|At Công Trường|
In Hanoi, we went to Kem Tràng Tiền, which we read described as a "motorbike drive-in." I can honestly think of no better way to describe it.
Teenagers dig this joint, based on what we saw. Many of them seemed to be on dates. It was really quite cute. They apparently do sell cones, but they were out. We tried their popsicles instead, and honestly, I found the flavor to be just okay and the texture to be grainy and completely disappointing. At least the atmosphere was good.
Kem NZ was a place I read about quite a bit before our trip. As near as I can tell, it's a New Zealand chain, so I wasn't planning on trying it because it wasn't actually Vietnamese. However, our hotel in Hue had a Kem NZ at the hotel, so we had some. I tried the sticky rice flavor, which was interesting. I don't remember what Matt had, but I remember his dad had the durian flavor so I tried a bite and learned that WOW, durian is not for me (his dad loved it though; durian is nothing if not polarizing). Overall though, the ice cream was pretty good, with an atmosphere more like what I would expect to see in the States (bright colors, trendy design).
|Note the sign is even in English|
On our second night in Hue we had some really good sorbet at the restaurant where we had dinner. Unfortunately I don't remember the name of the place but the "lemon" sorbet was wonderfully refreshing with an intense flavor. Notably, everywhere we went in Vietnam limes were referred to as lemons.

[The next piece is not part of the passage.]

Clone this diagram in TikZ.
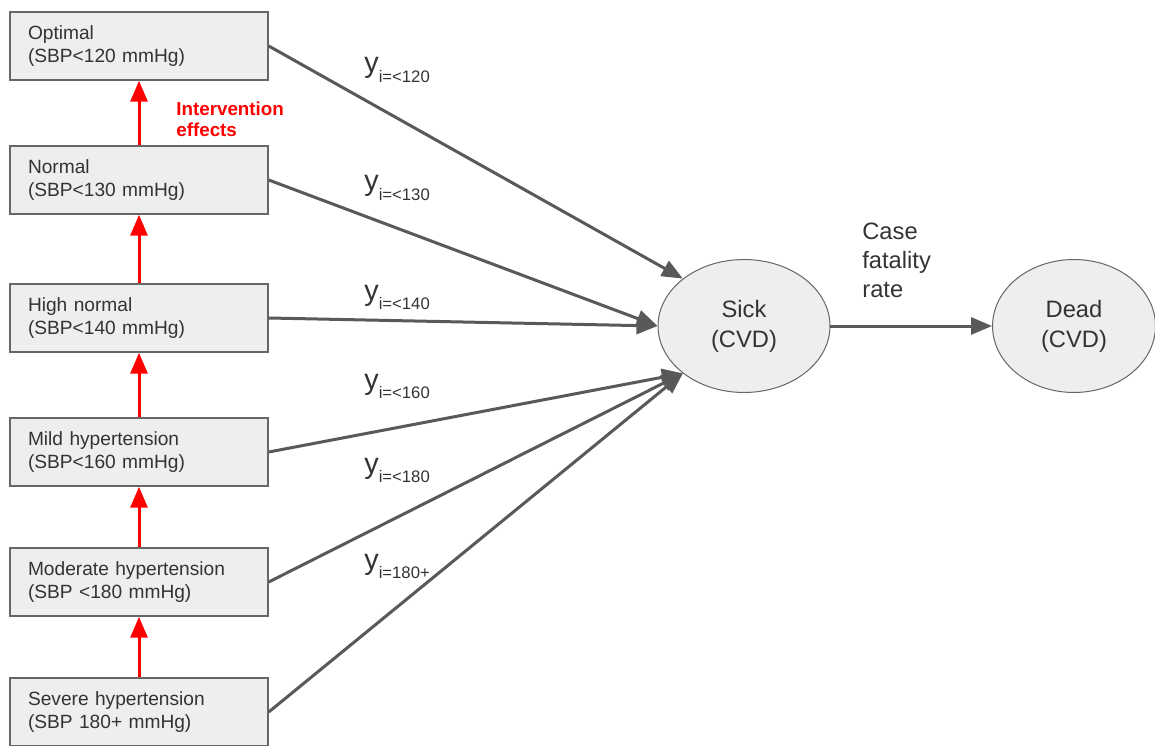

I don't remember if we ever saw what I would call a lemon there. So it was really lime sorbet. I need to try to make lime sorbet sometime, because I do love it.
In Ho Chi Minh City, it was hot so Matt and I shared a scoop from a street vendor selling cones from the back of his bicycle. As with many of our street food experiences, we just held up a finger (as we were just getting one) and took whatever they guy gave us. It appeared to be chocolate, which I tried to stay away from, because I'm sorry but Vietnam just doesn't seem to have quality chocolate. When I tasted it, I was glad we only ordered one cone because it was chocolate with durian swirl. Fortunately, Matt likes durian.
|Moments before discovering the flavor.|
The best ice cream we had though, and my favorite eating experience in all of Vietnam, was at Công Trường. In researching places to eat, I discovered the Gastronomer, who has a food blog that was incredibly useful for our trip. Based on her reviews of San Diego restaurants, I felt pretty confident she was a reliable source so we took her advice on a few dishes and places. One such place was Công Trường. I found nothing about it anywhere else, but after reading her review I made Matt hunt it down with me. It was not near our hotel but we walked to find it. We ordered the kem dua, which was recommended by the Gastronomer. It's coconut ice cream, served in a coconut, with the juice on the side, and with bits of fruit and nuts on top. It is amazing.
The consistency of the ice cream itself was wonderfully smooth; the addition of the nuts and dried fruit and the fresh coconut from the bowl adds a textural element that complements the ice cream perfectly. The flavor was intense and sweet. The whole experience was made better by the hot weather, which made the ice cream doubly refreshing. I recommend checking out the Gastronomer's post for a better description, as she puts the experience into words very well.